Viewpoint

Derek Holt: It’s time to stop believing in policy fairy tales

For one, Canada’s pharmacare will likely prove to be costlier than advertised
Prime Minister Justin Trudeau takes part in a press conference in Sudbury, Ont., Friday, March 1, 2024. Sean Kilpatrick/The Canadian Press.

This excerpt was originally published at Scotiabank.com.

Canada believes in fairy tales. You see, we’re asked to believe that a national pharmacare program wouldn’t impose any net cost over and above the existing system of provincial plans and private insurers. Believing in that outcome goes against my training as an economist taught not to trust bloated government monopolies.

The PBO (here) had estimated last October that pharmacare would cost the Fed’s $33–38 billion per year as it is fully phased in over fiscal year 24–25 to fiscal year 27–28. They argued it would largely just replace existing spending by provinces and so incremental outlay by all governments would be only $11–13 billion higher per year over the projection period. They then deduct the existing private insurers’ spending that would be replaced by the public plan and arrive at no net incremental impact to spending on drugs in Canada.
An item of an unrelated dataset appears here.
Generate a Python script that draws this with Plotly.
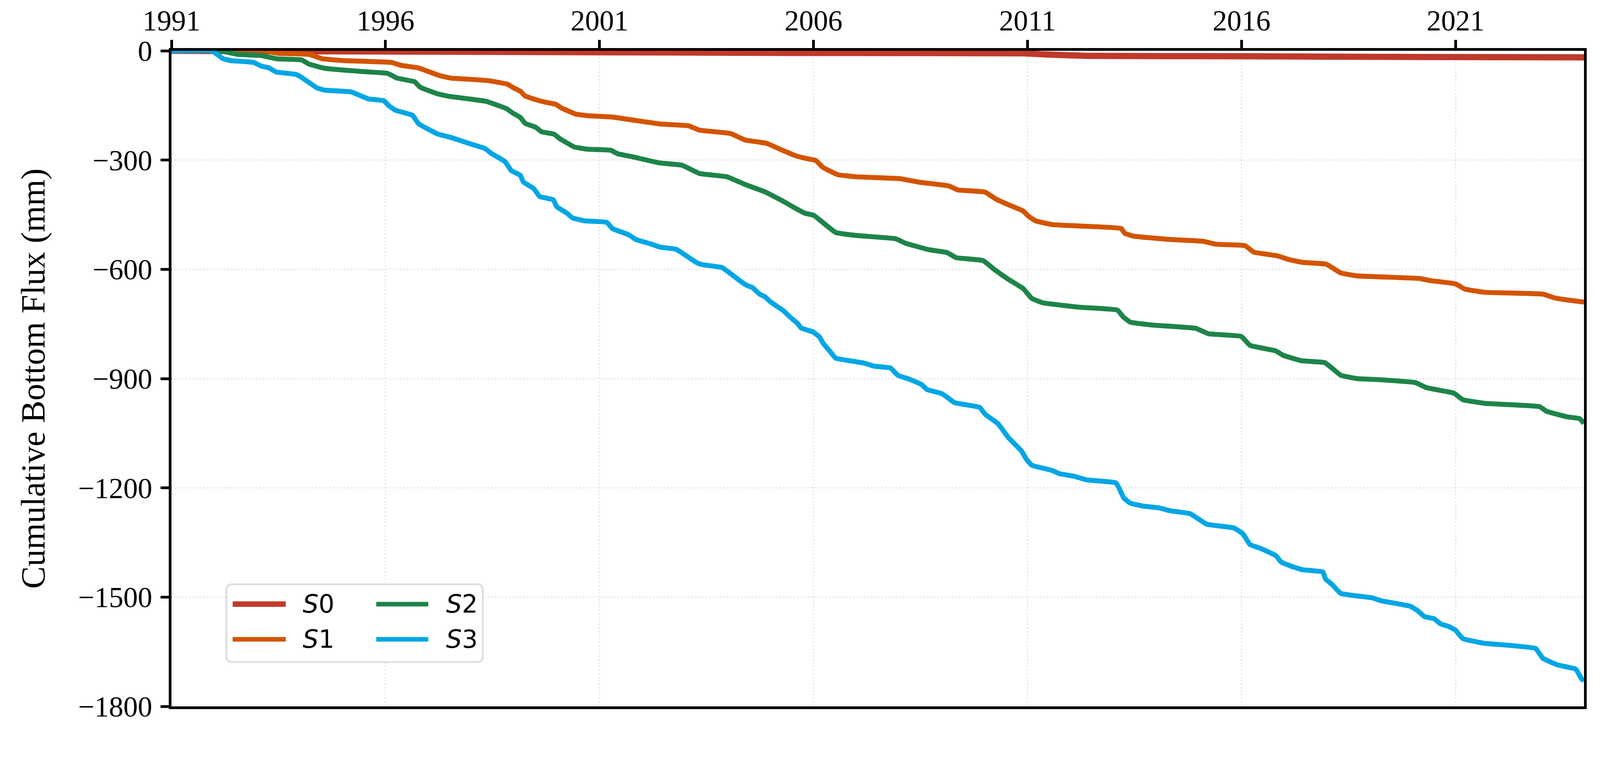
import plotly.graph_objects as go

# ---------------- data ----------------
series_names = ["S0", "S1", "S2", "S3"]
series_colors = ["#c0392b", "#d35400", "#1e8449", "#02a6e4"]

s0_x = [1991.0, 1993.0, 1996.0, 2001.0, 2006.0, 2010.9, 2011.4, 2012.4, 2016.0, 2020.0, 2024.0]
s0_y = [0, -1, -2, -4, -6, -7, -10, -14, -15, -17, -18]

s1_x = [1991.0, 1993.15, 1993.50, 1994.22, 1994.53, 1995.02, 1996.14, 1996.36, 1996.77, 1997.26, 1997.53,
        1997.94, 1998.41, 1998.86, 1998.98, 1999.15, 1999.26, 1999.56, 1999.73, 1999.98, 2000.11, 2000.45,
        2000.71, 2001.30, 2002.41, 2003.08, 2003.34, 2004.06, 2004.40, 2004.90, 2005.29, 2005.58, 2005.84,
        2006.05, 2006.22, 2006.56, 2006.99, 2008.01, 2008.48, 2009.16, 2009.37, 2010.01, 2010.26, 2010.56,
        2010.90, 2011.02, 2011.19, 2011.57, 2012.21, 2013.19, 2013.27, 2013.48, 2014.33, 2015.10, 2015.40,
        2016.08, 2016.29, 2016.84, 2017.10, 2017.43, 2017.98, 2018.32, 2018.70, 2020.15, 2020.41, 2021.00,
        2021.21, 2021.68, 2023.04, 2023.30, 2023.60, 2024.0]
s1_y = [0, 0, -7, -10, -22, -27, -32, -40, -47, -68, -75,
        -78, -82, -92, -101, -111, -124, -136, -141, -147, -157, -174,
        -178, -182, -201, -206, -218, -227, -245, -254, -274, -288, -296,
        -301, -320, -340, -346, -351, -361, -371, -382, -388, -407, -423,
        -440, -454, -467, -477, -481, -488, -501, -509, -518, -523, -531,
        -535, -553, -563, -573, -581, -586, -610, -618, -625, -631, -640,
        -654, -663, -668, -678, -684, -690]

s2_x = [1991.0, 1992.12, 1992.56, 1993.10, 1993.46, 1994.04, 1994.22, 1994.58, 1995.02, 1995.47, 1996.05,
        1996.27, 1996.68, 1996.81, 1997.21, 1997.48, 1997.94, 1998.36, 1998.83, 1998.96, 1999.15, 1999.26,
        1999.51, 1999.64, 1999.94, 2000.07, 2000.41, 2000.71, 2001.26, 2001.43, 2001.77, 2002.41, 2002.92,
        2003.34, 2003.98, 2004.40, 2004.86, 2005.29, 2005.54, 2005.80, 2006.01, 2006.14, 2006.52, 2006.99,
        2007.92, 2008.14, 2008.69, 2009.12, 2009.33, 2009.96, 2010.22, 2010.56, 2010.90, 2011.10, 2011.36,
        2012.21, 2013.10, 2013.23, 2013.40, 2013.91, 2014.93, 2015.23, 2015.99, 2016.20, 2016.80, 2016.97,
        2017.40, 2017.94, 2018.11, 2018.32, 2018.70, 2019.21, 2020.06, 2020.32, 2020.96, 2021.17, 2021.68,
        2022.96, 2023.13, 2023.60, 2023.90, 2024.0]
s2_y = [0, 0, -10, -13, -22, -25, -37, -48, -53, -57, -62,
        -75, -85, -100, -118, -125, -132, -139, -159, -170, -183, -199,
        -210, -222, -229, -241, -264, -270, -273, -283, -291, -308, -314,
        -337, -346, -367, -387, -413, -430, -446, -452, -464, -499, -507,
        -516, -528, -546, -554, -568, -576, -600, -628, -653, -680, -692,
        -704, -712, -730, -745, -753, -762, -777, -784, -809, -824, -836,
        -851, -856, -871, -891, -900, -903, -911, -925, -940, -958, -968,
        -977, -990, -1005, -1010, -1023]

s3_x = [1991.0, 1991.94, 1992.21, 1992.39, 1992.92, 1993.10, 1993.28, 1993.44, 1993.91, 1994.04, 1994.40,
        1994.58, 1995.20, 1995.60, 1995.96, 1996.07, 1996.23, 1996.63, 1996.77, 1997.21, 1997.53, 1997.94,
        1998.32, 1998.49, 1998.79, 1998.94, 1999.15, 1999.22, 1999.47, 1999.60, 1999.92, 2000.00, 2000.24,
        2000.37, 2000.66, 2001.17, 2001.30, 2001.68, 2001.85, 2002.19, 2002.41, 2002.79, 2003.26, 2003.39,
        2003.86, 2004.32, 2004.44, 2004.57, 2004.74, 2004.86, 2004.99, 2005.29, 2005.46, 2005.63, 2005.71,
        2005.99, 2006.14, 2006.23, 2006.39, 2006.52, 2007.16, 2007.42, 2007.80, 2007.97, 2008.27, 2008.52,
        2008.65, 2008.99, 2009.12, 2009.29, 2009.88, 2010.01, 2010.31, 2010.56, 2010.86, 2010.97, 2011.10,
        2011.57, 2011.74, 2012.08, 2012.38, 2013.06, 2013.14, 2013.25, 2013.40, 2013.69, 2014.08, 2014.33,
        2014.80, 2015.19, 2015.82, 2016.03, 2016.20, 2016.46, 2016.80, 2016.93, 2017.18, 2017.43, 2017.90,
        2017.96, 2018.11, 2018.32, 2019.05, 2019.26, 2019.94, 2020.11, 2020.28, 2020.49, 2020.66, 2020.83,
        2021.00, 2021.17, 2021.68, 2022.11, 2022.87, 2023.04, 2023.38, 2023.81, 2023.94, 2024.0]
s3_y = [0, 0, -22, -27, -32, -42, -47, -58, -65, -73, -102,
        -108, -113, -132, -137, -150, -163, -177, -200, -228, -238, -254,
        -268, -283, -304, -329, -342, -360, -379, -400, -409, -428, -446,
        -459, -467, -471, -488, -505, -518, -530, -539, -545, -581, -587,
        -595, -635, -644, -650, -668, -675, -689, -713, -732, -749, -761,
        -772, -786, -804, -826, -844, -857, -866, -871, -891, -903, -916,
        -930, -941, -951, -966, -979, -998, -1024, -1063, -1099, -1121, -1138,
        -1152, -1161, -1168, -1178, -1186, -1201, -1228, -1242, -1250, -1255, -1263,
        -1271, -1300, -1310, -1326, -1356, -1367, -1386, -1404, -1416, -1425, -1431,
        -1450, -1465, -1490, -1502, -1510, -1525, -1537, -1554, -1559, -1574, -1580,
        -1591, -1614, -1627, -1631, -1641, -1668, -1686, -1698, -1724, -1730]

x_tick_vals = [1991, 1996, 2001, 2006, 2011, 2016, 2021]
x_tick_text = ["1991", "1996", "2001", "2006", "2011", "2016", "2021"]
y_tick_vals = [0, -300, -600, -900, -1200, -1500, -1800]
y_tick_text = ["0", "\u2212300", "\u2212600", "\u2212900", "\u22121200", "\u22121500", "\u22121800"]
y_title = "Cumulative Bottom Flux (mm)"
legend_labels = ["<i>S</i>0", "<i>S</i>1", "<i>S</i>2", "<i>S</i>3"]

# ---------------- layout geometry ----------------
# The page is photographed at a device scale of ~1.066 with an 8px body margin,
# so target screenshot pixels are converted to CSS pixels of the figure.
K, OFF = 1.0664, 8


def c(dev):
    return dev / K - OFF


def s(dev):
    return dev / K


W, H = 4080, 1858
PL, PR, PT, PB = c(468), c(4324), c(139), c(1928)
ML, MR, MT, MB = PL, W - PR, PT, H - PB
PW, PH = PR - PL, PB - PT


def px(dev_x):
    return (c(dev_x) - PL) / PW


def py(dev_y):
    return (PB - c(dev_y)) / PH


xs = [s0_x, s1_x, s2_x, s3_x]
ys = [s0_y, s1_y, s2_y, s3_y]
widths = [s(17), s(13.5), s(13.5), s(13.5)]

fig = go.Figure()
for name, color, x, y, w in zip(series_names, series_colors, xs, ys, widths):
    fig.add_trace(go.Scatter(x=x, y=y, mode="lines", name=name,
                             line=dict(color=color, width=w, shape="spline", smoothing=0.3),
                             showlegend=False))

serif = "Liberation Serif"
axis_common = dict(showline=True, linecolor="black", linewidth=s(7), mirror=True,
                   ticks="outside", ticklen=s(23), tickwidth=s(7), tickcolor="black",
                   showgrid=True, gridcolor="#dcdcdc", gridwidth=s(3), griddash="3px,6px",
                   zeroline=False, automargin=False,
                   tickfont=dict(family=serif, size=s(79), color="black"))

fig.update_xaxes(range=[1991, 2024], side="top", tickmode="array",
                 tickvals=x_tick_vals, ticktext=x_tick_text, ticklabelstandoff=-6,
                 **axis_common)
fig.update_yaxes(range=[-1800, 0], tickmode="array", tickvals=y_tick_vals,
                 ticktext=y_tick_text, ticklabelstandoff=6,
                 title=dict(text=y_title, font=dict(family=serif, size=s(92), color="black"),
                            standoff=59),
                 **axis_common)

# ---------------- legend (frame, samples, labels) ----------------
bx0, bx1, by0, by1, r = 618, 1318, 1595, 1807, 16
rx, ry = s(r) / PW, s(r) / PH
X0, X1, Y0, Y1 = px(bx0), px(bx1), py(by1), py(by0)
path = (f"M{X0+rx},{Y0} L{X1-rx},{Y0} Q{X1},{Y0} {X1},{Y0+ry} L{X1},{Y1-ry} "
        f"Q{X1},{Y1} {X1-rx},{Y1} L{X0+rx},{Y1} Q{X0},{Y1} {X0},{Y1-ry} "
        f"L{X0},{Y0+ry} Q{X0},{Y0} {X0+rx},{Y0} Z")
shapes = [dict(type="path", path=path, xref="paper", yref="paper",
               fillcolor="white", line=dict(color="#dedede", width=s(5)), layer="above")]

cols = [(635, 780, 824), (1027, 1169, 1215)]
rows = [1649, 1745]
slots = [(0, 0), (0, 1), (1, 0), (1, 1)]  # (column, row) for S0..S3
annotations = []
for i, ((cc, rw), color, label) in enumerate(zip(slots, series_colors, legend_labels)):
    lx0, lx1, tx = cols[cc]
    yy = py(rows[rw])
    shapes.append(dict(type="line", xref="paper", yref="paper", x0=px(lx0), x1=px(lx1),
                       y0=yy, y1=yy, line=dict(color=color, width=s(15) if i == 0 else s(12.5)),
                       layer="above"))
    annotations.append(dict(text=label, xref="paper", yref="paper", x=px(tx), y=yy,
                            xanchor="left", yanchor="middle", showarrow=False,
                            font=dict(family="DejaVu Sans", size=s(68), color="black")))

fig.update_layout(width=W, height=H, margin=dict(l=ML, r=MR, t=MT, b=MB, pad=0),
                  plot_bgcolor="white", paper_bgcolor="white",
                  shapes=shapes, annotations=annotations, showlegend=False)

fig.write_html("out.html")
Presto, it’s magic, a national drug care program suddenly costs nothing! How convenient. Socialism never cost so little.

There are big caveats to their analysis:

1. First, it was assumed there would be a co-payment model but the deal that was just struck last week seems not to feature a co-pay. The purpose of a co-pay is to help ration demand at the point of the user by imposing a relatively small share of the cost on individuals with the rest covered by the plan. It mitigates abuse and waste. Ergo, take-up is likely to be larger than they assumed.

Now obviously when it comes to truly essential drugs for things like cancer treatment or diabetes there isn’t a choice, but what about other drugs? For instance, hasn’t it been understood for many years that wildly excessive prescriptions are doled out for many other medications, like antibiotics, the result of which has been to lessen their effectiveness within the population over time? The lack of a co-pay will make that worse and they could have at least tiered the program. I can see the lack of a co-pay having the effect of inflating many of the other costs for drugs and devices that this deal appears to cover.
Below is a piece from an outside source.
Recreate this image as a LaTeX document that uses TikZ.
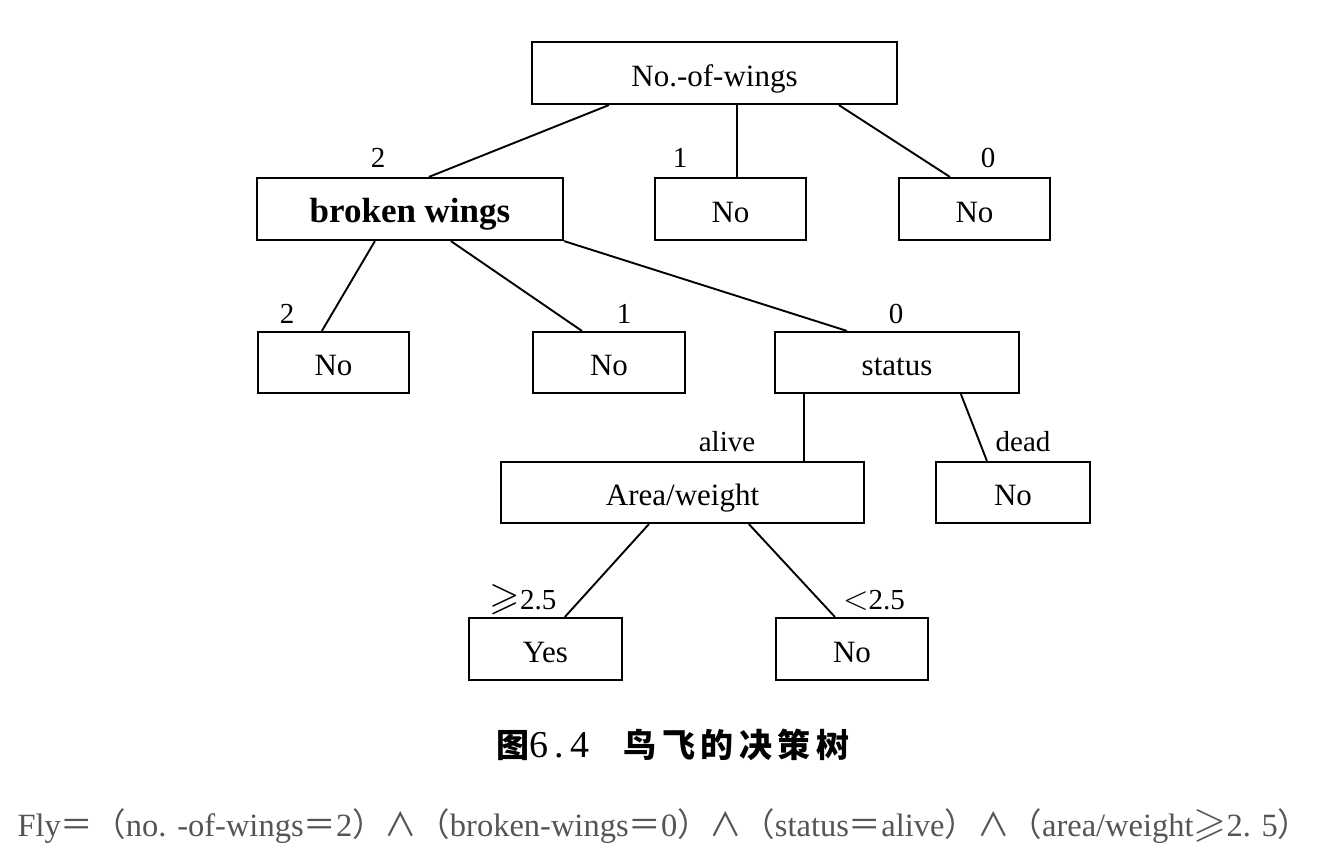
\documentclass[tikz,border=0pt]{standalone}
\usepackage{amssymb}
\usepackage{graphicx}
\usepackage{fontspec}
\usetikzlibrary{calc}
\setmainfont{Liberation Serif}
\newfontfamily\cjk{Noto Sans CJK SC}
\definecolor{formgray}{HTML}{555555}
\begin{document}
\begin{tikzpicture}[x=1pt,y=-1pt,
  box/.style={draw,line width=2.2pt,inner sep=0pt,text height=30pt,text depth=4pt,font=\fontsize{31}{36}\selectfont},
  edge/.style={line width=1.9pt},
  lab/.style={font=\fontsize{29}{34}\selectfont,inner sep=0pt}]
\useasboundingbox (0,0) rectangle (1343,847);
% boxes
\node[box,minimum width=365pt,minimum height=62pt] (root) at (714.5,73) {No.-of-wings};
\node[box,minimum width=306pt,minimum height=62pt,font=\fontsize{35}{40}\selectfont\bfseries] (bw) at (410,209) {broken wings};
\node[box,minimum width=151pt,minimum height=62pt] (n1) at (730.5,209) {No};
\node[box,minimum width=151pt,minimum height=62pt] (n0) at (974.5,209) {No};
\node[box,minimum width=151pt,minimum height=61pt] (b2) at (333.5,362.5) {No};
\node[box,minimum width=152pt,minimum height=61pt] (b1) at (609,362.5) {No};
\node[box,minimum width=244pt,minimum height=61pt] (st) at (897,362.5) {status};
\node[box,minimum width=363pt,minimum height=61pt] (aw) at (682.5,492.5) {Area/weight};
\node[box,minimum width=154pt,minimum height=61pt] (dead) at (1013,492.5) {No};
\node[box,minimum width=153pt,minimum height=62pt] (yes) at (545.5,649) {Yes};
\node[box,minimum width=152pt,minimum height=62pt] (lt) at (852,649) {No};
% edges
\draw[edge] ($(root.south west)+(78,0)$) -- ($(bw.north west)+(173,0)$);
\draw[edge] ($(root.south west)+(206,0)$) -- ($(n1.north west)+(83,0)$);
\draw[edge] ($(root.south west)+(308,0)$) -- ($(n0.north west)+(52,0)$);
\draw[edge] ($(bw.south west)+(119,0)$) -- ($(b2.north west)+(65,0)$);
\draw[edge] ($(bw.south west)+(195,0)$) -- ($(b1.north west)+(50,0)$);
\draw[edge] (bw.south east) -- ($(st.north west)+(73,0)$);
\draw[edge] ($(st.south west)+(30,0)$) -- ($(aw.north west)+(304,0)$);
\draw[edge] ($(st.south west)+(187,0)$) -- ($(dead.north west)+(52,0)$);
\draw[edge] ($(aw.south west)+(149,0)$) -- ($(yes.north west)+(97,0)$);
\draw[edge] ($(aw.south west)+(249,0)$) -- ($(lt.north west)+(60,0)$);
% edge labels
\node[lab] (l1) at (378,158) {2};
\node[lab] (l2) at (680,158) {1};
\node[lab] (l3) at (988,158) {0};
\node[lab] (l4) at (287,314) {2};
\node[lab] (l5) at (624,314) {1};
\node[lab] (l6) at (896,314) {0};
\node[lab] (l7) at (727,442) {alive};
\node[lab] (l8) at (1023,442) {dead};
\node[lab] (l9) at (523,600) {\scalebox{1.35}{$\geqslant$}2.5};
\node[lab] (l10) at (874,600) {\scalebox{1.35}{$<$}2.5};
% caption
\node[inner sep=0pt,font=\fontsize{33}{38}\selectfont] (cap) at (673,745)
  {{\cjk\bfseries 图}{\fontsize{38}{42}\selectfont 6\,.\,4}\hspace{34pt}{\cjk\bfseries 鸟\,飞\,的\,决\,策\,树}};
% formula
\node[inner sep=0pt,text=formgray,font=\fontsize{32.5}{37}\selectfont] (form) at (664,826)
  {Fly{\cjk ＝（}no. -of-wings{\cjk ＝}2{\cjk ）∧（}broken-wings{\cjk ＝}0{\cjk ）∧（}status{\cjk ＝}alive{\cjk ）∧（}area/weight\scalebox{1.3}{$\geqslant$}2. 5{\cjk ）}};
\end{tikzpicture}
\end{document}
2. Also, the scope of the plan seems larger than initially costed and even covers things that private plans often do not. That too would add to the cost. The Feds also indicated they intend to further broaden coverage toward more drugs and devices over time. Also not covered in the costing. The Feds themselves say they don’t know the ultimate cost of the program as it will depend upon negotiations with provinces and territories and presumably drug companies themselves. That’s comforting. Just make it up as you go.

3. Some have noted that the costing assumption that drug prices in Canada will immediately fall with a single-payer system of negotiation is unrealistic. They argue this is unlikely to happen and it’s uncertain how this factor will evolve over time. At a minimum, if this assumption of an immediate decline in drug prices proves to be invalid, then the costs in the early years are likely understated.

My bias is that concentrating purchases in the hands of one single-payer monopoly buyer is not a clearly superior outcome from a price, cost, choice, and quality standpoint. Monopolies can become rather inefficient and folks selling into said monopolies can engage in regulatory capture that drives inefficient outcomes. The Feds are going to be dictating what drugs you can have, and over time I don’t trust that Canadians will have the same choices.

Just ask folks subject to liquor monopolies that are run by self-serving bureaucrats who enjoy many benefits in their positions and drive a system that overcharges and reduces selection. Aren’t we trying to get away from those? I recall reading years ago about the experience of an Australian winery that had to wine and dine (literally…) provincial liquor control board officials for years in order to get listed in that province. Ring ring, hello, you’ve reached the Drug Control Board of Canada.

Just wait until they decide to go on strike too, not that public sector workers hold systems hostage by walking off the job or anything totally crazy like that…

In a bigger picture sense, I’m deeply worried about public policy in my country. Productivity is in a tailspin. A greater share of GDP is spent on here-today-gone-tomorrow current spending by governments and households than in decades. Tax policy is uncompetitive. Business bashing has become commonplace among people who’ve never spent two seconds working in private industry. Competition policy changes face serious criticisms (e.g. here). Changes to labour laws have benefited unions while collective bargaining exercises are driving wage growth to the moon despite collapsing productivity. Major sectors of the economy are literally being taken over by government with recent examples being child care, dental care, and now pharmacare. Do we get better quality outcomes in state-run health and education sectors? Tried visiting an ER lately? ‘nough said.